BEGIN Data shown

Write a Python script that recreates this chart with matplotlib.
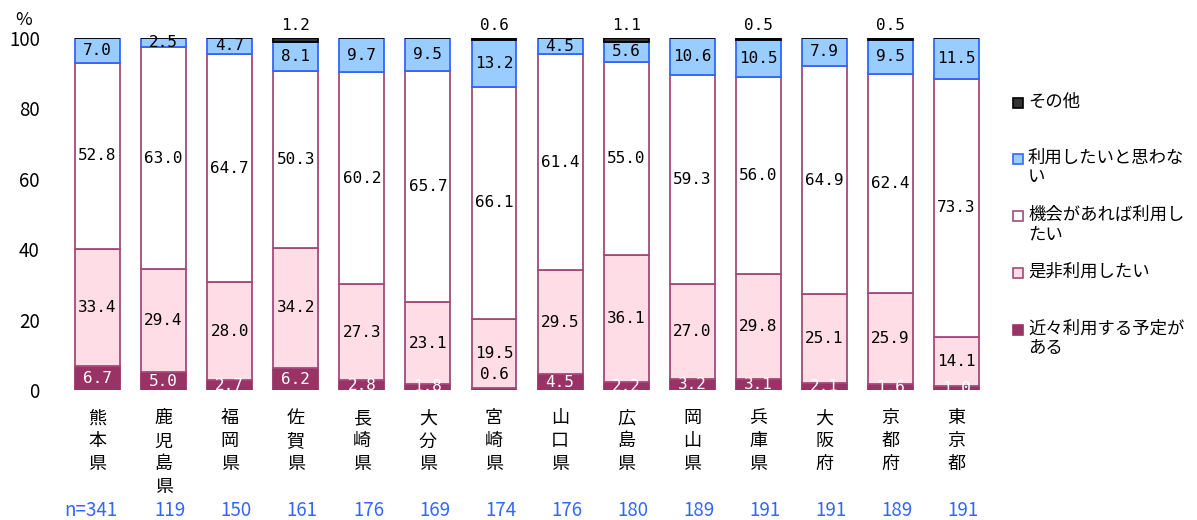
import matplotlib
matplotlib.use("Agg")
import matplotlib.pyplot as plt
from matplotlib.patches import Rectangle
from matplotlib.transforms import blended_transform_factory

plt.rcParams["font.family"] = ["Noto Sans CJK JP", "DejaVu Sans"]

prefectures = ["熊本県", "鹿児島県", "福岡県", "佐賀県", "長崎県", "大分県", "宮崎県",
               "山口県", "広島県", "岡山県", "兵庫県", "大阪府", "京都府", "東京都"]
n_counts = [341, 119, 150, 161, 176, 169, 174, 176, 180, 189, 191, 191, 189, 191]

soon = [6.7, 5.0, 2.7, 6.2, 2.8, 1.8, 0.6, 4.5, 2.2, 3.2, 3.1, 2.1, 1.6, 1.0]
definitely = [33.4, 29.4, 28.0, 34.2, 27.3, 23.1, 19.5, 29.5, 36.1, 27.0, 29.8, 25.1, 25.9, 14.1]
if_chance = [52.8, 63.0, 64.7, 50.3, 60.2, 65.7, 66.1, 61.4, 55.0, 59.3, 56.0, 64.9, 62.4, 73.3]
not_want = [7.0, 2.5, 4.7, 8.1, 9.7, 9.5, 13.2, 4.5, 5.6, 10.6, 10.5, 7.9, 9.5, 11.5]
other = [0, 0, 0, 1.2, 0, 0, 0.6, 0, 1.1, 0, 0.5, 0, 0.5, 0]

series = [
    ("近々利用する予定が\nある", soon, "#993366", "#993366", "white"),
    ("是非利用したい", definitely, "#FFDDE6", "#A34A78", "black"),
    ("機会があれば利用し\nたい", if_chance, "white", "#A34A78", "black"),
    ("利用したいと思わな\nい", not_want, "#99CCFF", "#3366FF", "black"),
    ("その他", other, "#333333", "black", "black"),
]

fig = plt.figure(figsize=(11.97, 5.20), dpi=100)
ax = fig.add_axes([0.0483, 0.25, 0.784, 0.677])

x = list(range(len(prefectures)))
width = 0.68
mono = "DejaVu Sans Mono"
lab_size = 11.5
bottom = [0.0] * len(x)
for name, vals, face, edge, tcol in series:
    ax.bar(x, vals, width, bottom=bottom, color=face, edgecolor=edge, linewidth=1.3)
    for i, v in enumerate(vals):
        if v <= 0:
            continue
        if name == "その他":
            ax.text(i, 100 + 3.4, f"{v:.1f}", ha="center", va="center",
                    fontsize=lab_size, family=mono, clip_on=False)
        elif name.startswith("近々") and v < 1:
            ax.text(i, v + 3.7, f"{v:.1f}", ha="center", va="center",
                    fontsize=lab_size, family=mono, color="black")
        else:
            ax.text(i, bottom[i] + v / 2, f"{v:.1f}", ha="center", va="center",
                    fontsize=lab_size, family=mono, color=tcol,
                    clip_on=name.startswith("近々"))
    bottom = [b + v for b, v in zip(bottom, vals)]

ax.set_xlim(-0.6, 13.6)
ax.set_ylim(0, 100)
ax.set_yticks(range(0, 101, 20))
ax.tick_params(axis="y", length=0, pad=13, labelsize=13.5)
ax.set_xticks(x)
ax.set_xticklabels(["\n".join(p) for p in prefectures], fontsize=13, linespacing=1.35)
ax.tick_params(axis="x", length=0, pad=14)
for s in ax.spines.values():
    s.set_visible(False)

fig.text(24 / 1197, 1 - 20 / 520, "%", ha="center", va="center", fontsize=13)

trans = blended_transform_factory(ax.transData, fig.transFigure)
for i, n in enumerate(n_counts):
    if i == 0:
        ax.text(i + 0.3, 1 - 510 / 520, f"n={n}", ha="right", va="center",
                fontsize=13.5, color="#3366FF", transform=trans)
    else:
        ax.text(i + 0.1, 1 - 510 / 520, str(n), ha="center", va="center",
                fontsize=13.5, color="#3366FF", transform=trans)

# legend, drawn by hand to follow the uneven spacing
legend_y = [330, 273, 216, 159, 103]
for (name, vals, face, edge, tcol), ly in zip(series, legend_y):
    fy = 1 - ly / 520
    fig.patches.append(Rectangle((1013 / 1197, fy - 5 / 520), 10 / 1197, 10 / 520,
                                 facecolor=face, edgecolor=edge, linewidth=1.2,
                                 transform=fig.transFigure))
    fig.text(1028 / 1197, fy + 10 / 520, name, ha="left", va="top", fontsize=12.5,
             linespacing=1.1)

fig.savefig("out.png", dpi=100)
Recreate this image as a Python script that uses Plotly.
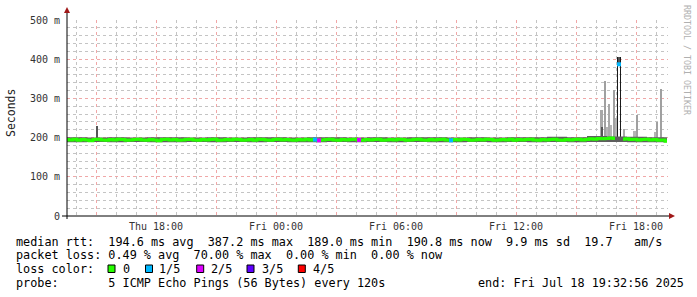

END Data shown

Instructions for the task: Every line above should be returned word for word, with the pictures left behind.

Response for this exercise:
Write a Python script that recreates this chart with matplotlib.
import matplotlib
matplotlib.use("Agg")
import matplotlib.pyplot as plt
from matplotlib.patches import Rectangle
from matplotlib.transforms import blended_transform_factory

plt.rcParams["font.family"] = ["Noto Sans CJK JP", "DejaVu Sans"]

prefectures = ["熊本県", "鹿児島県", "福岡県", "佐賀県", "長崎県", "大分県", "宮崎県",
               "山口県", "広島県", "岡山県", "兵庫県", "大阪府", "京都府", "東京都"]
n_counts = [341, 119, 150, 161, 176, 169, 174, 176, 180, 189, 191, 191, 189, 191]

soon = [6.7, 5.0, 2.7, 6.2, 2.8, 1.8, 0.6, 4.5, 2.2, 3.2, 3.1, 2.1, 1.6, 1.0]
definitely = [33.4, 29.4, 28.0, 34.2, 27.3, 23.1, 19.5, 29.5, 36.1, 27.0, 29.8, 25.1, 25.9, 14.1]
if_chance = [52.8, 63.0, 64.7, 50.3, 60.2, 65.7, 66.1, 61.4, 55.0, 59.3, 56.0, 64.9, 62.4, 73.3]
not_want = [7.0, 2.5, 4.7, 8.1, 9.7, 9.5, 13.2, 4.5, 5.6, 10.6, 10.5, 7.9, 9.5, 11.5]
other = [0, 0, 0, 1.2, 0, 0, 0.6, 0, 1.1, 0, 0.5, 0, 0.5, 0]

series = [
    ("近々利用する予定が\nある", soon, "#993366", "#993366", "white"),
    ("是非利用したい", definitely, "#FFDDE6", "#A34A78", "black"),
    ("機会があれば利用し\nたい", if_chance, "white", "#A34A78", "black"),
    ("利用したいと思わな\nい", not_want, "#99CCFF", "#3366FF", "black"),
    ("その他", other, "#333333", "black", "black"),
]

fig = plt.figure(figsize=(11.97, 5.20), dpi=100)
ax = fig.add_axes([0.0483, 0.25, 0.784, 0.677])

x = list(range(len(prefectures)))
width = 0.68
mono = "DejaVu Sans Mono"
lab_size = 11.5
bottom = [0.0] * len(x)
for name, vals, face, edge, tcol in series:
    ax.bar(x, vals, width, bottom=bottom, color=face, edgecolor=edge, linewidth=1.3)
    for i, v in enumerate(vals):
        if v <= 0:
            continue
        if name == "その他":
            ax.text(i, 100 + 3.4, f"{v:.1f}", ha="center", va="center",
                    fontsize=lab_size, family=mono, clip_on=False)
        elif name.startswith("近々") and v < 1:
            ax.text(i, v + 3.7, f"{v:.1f}", ha="center", va="center",
                    fontsize=lab_size, family=mono, color="black")
        else:
            ax.text(i, bottom[i] + v / 2, f"{v:.1f}", ha="center", va="center",
                    fontsize=lab_size, family=mono, color=tcol,
                    clip_on=name.startswith("近々"))
    bottom = [b + v for b, v in zip(bottom, vals)]

ax.set_xlim(-0.6, 13.6)
ax.set_ylim(0, 100)
ax.set_yticks(range(0, 101, 20))
ax.tick_params(axis="y", length=0, pad=13, labelsize=13.5)
ax.set_xticks(x)
ax.set_xticklabels(["\n".join(p) for p in prefectures], fontsize=13, linespacing=1.35)
ax.tick_params(axis="x", length=0, pad=14)
for s in ax.spines.values():
    s.set_visible(False)

fig.text(24 / 1197, 1 - 20 / 520, "%", ha="center", va="center", fontsize=13)

trans = blended_transform_factory(ax.transData, fig.transFigure)
for i, n in enumerate(n_counts):
    if i == 0:
        ax.text(i + 0.3, 1 - 510 / 520, f"n={n}", ha="right", va="center",
                fontsize=13.5, color="#3366FF", transform=trans)
    else:
        ax.text(i + 0.1, 1 - 510 / 520, str(n), ha="center", va="center",
                fontsize=13.5, color="#3366FF", transform=trans)

# legend, drawn by hand to follow the uneven spacing
legend_y = [330, 273, 216, 159, 103]
for (name, vals, face, edge, tcol), ly in zip(series, legend_y):
    fy = 1 - ly / 520
    fig.patches.append(Rectangle((1013 / 1197, fy - 5 / 520), 10 / 1197, 10 / 520,
                                 facecolor=face, edgecolor=edge, linewidth=1.2,
                                 transform=fig.transFigure))
    fig.text(1028 / 1197, fy + 10 / 520, name, ha="left", va="top", fontsize=12.5,
             linespacing=1.1)

fig.savefig("out.png", dpi=100)
Recreate this image as a Python script that uses Plotly.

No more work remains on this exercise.